Start
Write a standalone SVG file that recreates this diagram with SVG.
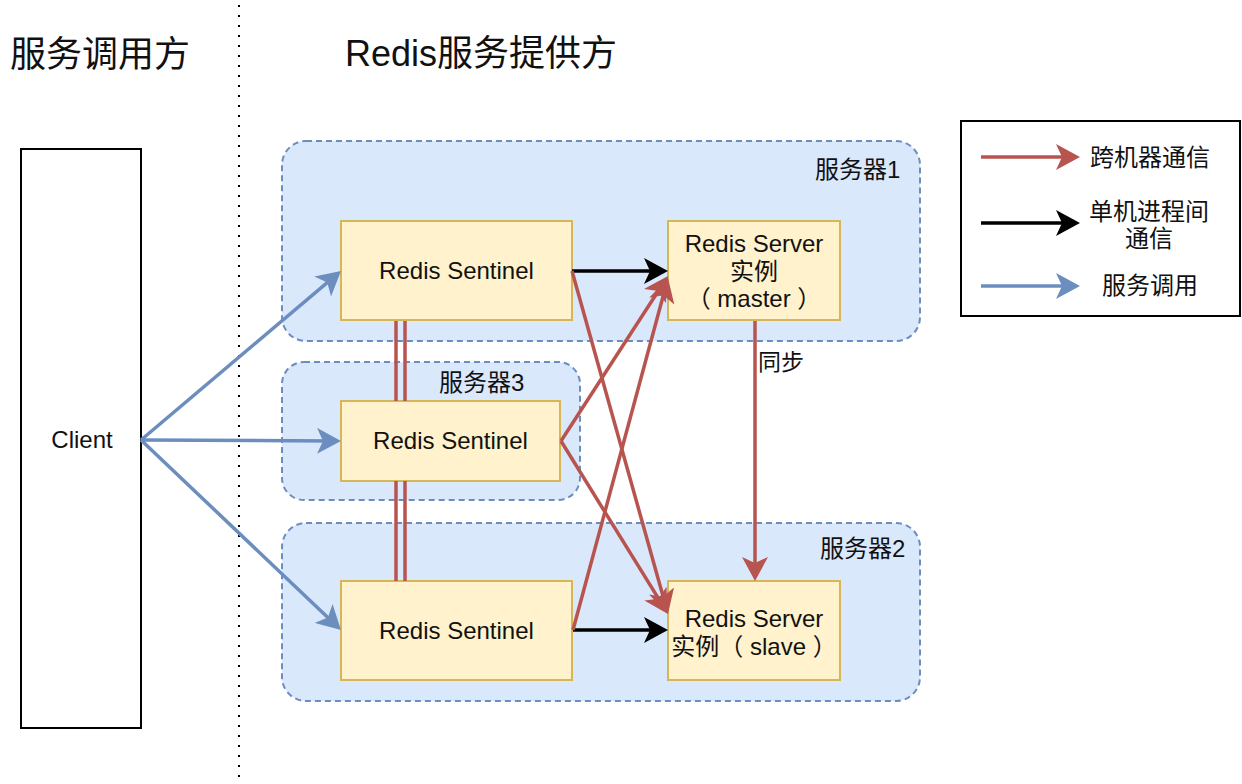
<svg xmlns="http://www.w3.org/2000/svg" width="1242" height="784" viewBox="0 0 1242 784">
<style>
  text { font-family: "Liberation Sans", "Noto Sans CJK SC", sans-serif; fill: #111; }
  .t24 { font-size: 24px; }
  .mid { text-anchor: middle; }
  .group { fill: #dae8fc; stroke: #6c8ebf; stroke-width: 2; stroke-dasharray: 6 4; }
  .node { fill: #fff2cc; stroke: #d6b656; stroke-width: 2; }
  .red { stroke: #b85450; stroke-width: 3.5; fill: none; }
  .blue { stroke: #6c8ebf; stroke-width: 3.5; fill: none; }
  .black { stroke: #000; stroke-width: 3.5; fill: none; }
</style>
<defs>
  <marker id="arR" markerUnits="userSpaceOnUse" markerWidth="25" markerHeight="26" refX="16" refY="13" orient="auto">
    <path d="M0,0 L24,13 L0,26 L6,13 Z" fill="#b85450"/>
  </marker>
  <marker id="arB" markerUnits="userSpaceOnUse" markerWidth="25" markerHeight="26" refX="16" refY="13" orient="auto">
    <path d="M0,0 L24,13 L0,26 L6,13 Z" fill="#6c8ebf"/>
  </marker>
  <marker id="arK" markerUnits="userSpaceOnUse" markerWidth="25" markerHeight="26" refX="16" refY="13" orient="auto">
    <path d="M0,0 L24,13 L0,26 L6,13 Z" fill="#000"/>
  </marker>
</defs>
<rect width="1242" height="784" fill="#fff"/>

<g id="titles">
  <text x="10" y="67" style="font-size:36px">服务调用方</text>
  <text x="345" y="66" style="font-size:36px">Redis服务提供方</text>
</g>
<g id="divider">
  <line x1="239" y1="5" x2="239" y2="784" stroke="#000" stroke-width="2" stroke-dasharray="2 8"/>
</g>

<g id="server1">
  <rect class="group" x="282" y="141" width="638" height="200" rx="24" ry="24"/>
  <text class="t24" x="815" y="178">服务器1</text>
</g>
<g id="server3">
  <rect class="group" x="282" y="362" width="298" height="138" rx="22" ry="22"/>
  <text class="t24" x="439" y="391">服务器3</text>
</g>
<g id="server2">
  <rect class="group" x="282" y="523" width="638" height="178" rx="24" ry="24"/>
  <text class="t24" x="820" y="557">服务器2</text>
</g>

<g id="client">
  <rect x="21" y="149" width="120" height="579" fill="#fff" stroke="#000" stroke-width="2"/>
  <text class="t24 mid" x="82" y="448">Client</text>
</g>

<g id="sentinel1">
  <rect class="node" x="341" y="221" width="231" height="99"/>
  <text class="t24 mid" x="456.5" y="279">Redis Sentinel</text>
</g>
<g id="master">
  <rect class="node" x="668" y="221" width="172" height="99"/>
  <text class="t24 mid" x="754" y="252">Redis Server</text>
  <text class="t24 mid" x="754" y="280">实例</text>
  <text class="t24 mid" x="754" y="307">（ master ）</text>
</g>
<g id="sentinel3">
  <rect class="node" x="341" y="401" width="219" height="80"/>
  <text class="t24 mid" x="450.5" y="449">Redis Sentinel</text>
</g>
<g id="sentinel2">
  <rect class="node" x="341" y="581" width="231" height="99"/>
  <text class="t24 mid" x="456.5" y="639">Redis Sentinel</text>
</g>
<g id="slave">
  <rect class="node" x="668" y="581" width="172" height="99"/>
  <text class="t24 mid" x="754" y="627">Redis Server</text>
  <text class="t24 mid" x="754" y="655">实例（ slave ）</text>
</g>

<g id="connectors">
  <!-- blue service calls -->
  <line class="blue" x1="141" y1="440" x2="334.89" y2="276.16" marker-end="url(#arB)"/>
  <line class="blue" x1="141" y1="440" x2="333" y2="440.96" marker-end="url(#arB)"/>
  <line class="blue" x1="141" y1="440" x2="335.2" y2="624.49" marker-end="url(#arB)"/>
  <!-- black local -->
  <line class="black" x1="572" y1="271" x2="660" y2="271" marker-end="url(#arK)"/>
  <line class="black" x1="573" y1="630" x2="660" y2="630" marker-end="url(#arK)"/>
  <!-- red sentinel links (double lines) -->
  <line class="red" x1="396" y1="321" x2="396" y2="401"/>
  <line class="red" x1="405" y1="321" x2="405" y2="401"/>
  <line class="red" x1="396" y1="481" x2="396" y2="581"/>
  <line class="red" x1="405" y1="481" x2="405" y2="581"/>
  <!-- red cross-machine -->
  <line class="red" x1="572" y1="271" x2="665.84" y2="606.3" marker-end="url(#arR)"/>
  <line class="red" x1="561" y1="441" x2="663.65" y2="282.71" marker-end="url(#arR)"/>
  <line class="red" x1="561" y1="441" x2="663.79" y2="607.2" marker-end="url(#arR)"/>
  <line class="red" x1="573" y1="630" x2="665.92" y2="285.72" marker-end="url(#arR)"/>
  <!-- sync -->
  <line class="red" x1="755" y1="321" x2="755" y2="573" marker-end="url(#arR)"/>
  <text x="758" y="370" style="font-size:23px">同步</text>
</g>

<g id="legend">
  <rect x="961" y="121" width="279" height="195" fill="#fff" stroke="#000" stroke-width="2"/>
  <line class="red" x1="981" y1="157" x2="1072" y2="157" marker-end="url(#arR)"/>
  <text class="t24" x="1090" y="166">跨机器通信</text>
  <line class="black" x1="981" y1="223" x2="1072" y2="223" marker-end="url(#arK)"/>
  <text class="t24 mid" x="1149" y="220">单机进程间</text>
  <text class="t24 mid" x="1149" y="247">通信</text>
  <line class="blue" x1="981" y1="286" x2="1072" y2="286" marker-end="url(#arB)"/>
  <text class="t24" x="1102" y="294">服务调用</text>
</g>
</svg>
End
▶ **Exercise prompt**
Return to the listing above and set it down exactly, leaving out its pictures.

▶ **Task output**
Write a standalone SVG file that recreates this diagram with SVG.
<svg xmlns="http://www.w3.org/2000/svg" width="1242" height="784" viewBox="0 0 1242 784">
<style>
  text { font-family: "Liberation Sans", "Noto Sans CJK SC", sans-serif; fill: #111; }
  .t24 { font-size: 24px; }
  .mid { text-anchor: middle; }
  .group { fill: #dae8fc; stroke: #6c8ebf; stroke-width: 2; stroke-dasharray: 6 4; }
  .node { fill: #fff2cc; stroke: #d6b656; stroke-width: 2; }
  .red { stroke: #b85450; stroke-width: 3.5; fill: none; }
  .blue { stroke: #6c8ebf; stroke-width: 3.5; fill: none; }
  .black { stroke: #000; stroke-width: 3.5; fill: none; }
</style>
<defs>
  <marker id="arR" markerUnits="userSpaceOnUse" markerWidth="25" markerHeight="26" refX="16" refY="13" orient="auto">
    <path d="M0,0 L24,13 L0,26 L6,13 Z" fill="#b85450"/>
  </marker>
  <marker id="arB" markerUnits="userSpaceOnUse" markerWidth="25" markerHeight="26" refX="16" refY="13" orient="auto">
    <path d="M0,0 L24,13 L0,26 L6,13 Z" fill="#6c8ebf"/>
  </marker>
  <marker id="arK" markerUnits="userSpaceOnUse" markerWidth="25" markerHeight="26" refX="16" refY="13" orient="auto">
    <path d="M0,0 L24,13 L0,26 L6,13 Z" fill="#000"/>
  </marker>
</defs>
<rect width="1242" height="784" fill="#fff"/>

<g id="titles">
  <text x="10" y="67" style="font-size:36px">服务调用方</text>
  <text x="345" y="66" style="font-size:36px">Redis服务提供方</text>
</g>
<g id="divider">
  <line x1="239" y1="5" x2="239" y2="784" stroke="#000" stroke-width="2" stroke-dasharray="2 8"/>
</g>

<g id="server1">
  <rect class="group" x="282" y="141" width="638" height="200" rx="24" ry="24"/>
  <text class="t24" x="815" y="178">服务器1</text>
</g>
<g id="server3">
  <rect class="group" x="282" y="362" width="298" height="138" rx="22" ry="22"/>
  <text class="t24" x="439" y="391">服务器3</text>
</g>
<g id="server2">
  <rect class="group" x="282" y="523" width="638" height="178" rx="24" ry="24"/>
  <text class="t24" x="820" y="557">服务器2</text>
</g>

<g id="client">
  <rect x="21" y="149" width="120" height="579" fill="#fff" stroke="#000" stroke-width="2"/>
  <text class="t24 mid" x="82" y="448">Client</text>
</g>

<g id="sentinel1">
  <rect class="node" x="341" y="221" width="231" height="99"/>
  <text class="t24 mid" x="456.5" y="279">Redis Sentinel</text>
</g>
<g id="master">
  <rect class="node" x="668" y="221" width="172" height="99"/>
  <text class="t24 mid" x="754" y="252">Redis Server</text>
  <text class="t24 mid" x="754" y="280">实例</text>
  <text class="t24 mid" x="754" y="307">（ master ）</text>
</g>
<g id="sentinel3">
  <rect class="node" x="341" y="401" width="219" height="80"/>
  <text class="t24 mid" x="450.5" y="449">Redis Sentinel</text>
</g>
<g id="sentinel2">
  <rect class="node" x="341" y="581" width="231" height="99"/>
  <text class="t24 mid" x="456.5" y="639">Redis Sentinel</text>
</g>
<g id="slave">
  <rect class="node" x="668" y="581" width="172" height="99"/>
  <text class="t24 mid" x="754" y="627">Redis Server</text>
  <text class="t24 mid" x="754" y="655">实例（ slave ）</text>
</g>

<g id="connectors">
  <!-- blue service calls -->
  <line class="blue" x1="141" y1="440" x2="334.89" y2="276.16" marker-end="url(#arB)"/>
  <line class="blue" x1="141" y1="440" x2="333" y2="440.96" marker-end="url(#arB)"/>
  <line class="blue" x1="141" y1="440" x2="335.2" y2="624.49" marker-end="url(#arB)"/>
  <!-- black local -->
  <line class="black" x1="572" y1="271" x2="660" y2="271" marker-end="url(#arK)"/>
  <line class="black" x1="573" y1="630" x2="660" y2="630" marker-end="url(#arK)"/>
  <!-- red sentinel links (double lines) -->
  <line class="red" x1="396" y1="321" x2="396" y2="401"/>
  <line class="red" x1="405" y1="321" x2="405" y2="401"/>
  <line class="red" x1="396" y1="481" x2="396" y2="581"/>
  <line class="red" x1="405" y1="481" x2="405" y2="581"/>
  <!-- red cross-machine -->
  <line class="red" x1="572" y1="271" x2="665.84" y2="606.3" marker-end="url(#arR)"/>
  <line class="red" x1="561" y1="441" x2="663.65" y2="282.71" marker-end="url(#arR)"/>
  <line class="red" x1="561" y1="441" x2="663.79" y2="607.2" marker-end="url(#arR)"/>
  <line class="red" x1="573" y1="630" x2="665.92" y2="285.72" marker-end="url(#arR)"/>
  <!-- sync -->
  <line class="red" x1="755" y1="321" x2="755" y2="573" marker-end="url(#arR)"/>
  <text x="758" y="370" style="font-size:23px">同步</text>
</g>

<g id="legend">
  <rect x="961" y="121" width="279" height="195" fill="#fff" stroke="#000" stroke-width="2"/>
  <line class="red" x1="981" y1="157" x2="1072" y2="157" marker-end="url(#arR)"/>
  <text class="t24" x="1090" y="166">跨机器通信</text>
  <line class="black" x1="981" y1="223" x2="1072" y2="223" marker-end="url(#arK)"/>
  <text class="t24 mid" x="1149" y="220">单机进程间</text>
  <text class="t24 mid" x="1149" y="247">通信</text>
  <line class="blue" x1="981" y1="286" x2="1072" y2="286" marker-end="url(#arB)"/>
  <text class="t24" x="1102" y="294">服务调用</text>
</g>
</svg>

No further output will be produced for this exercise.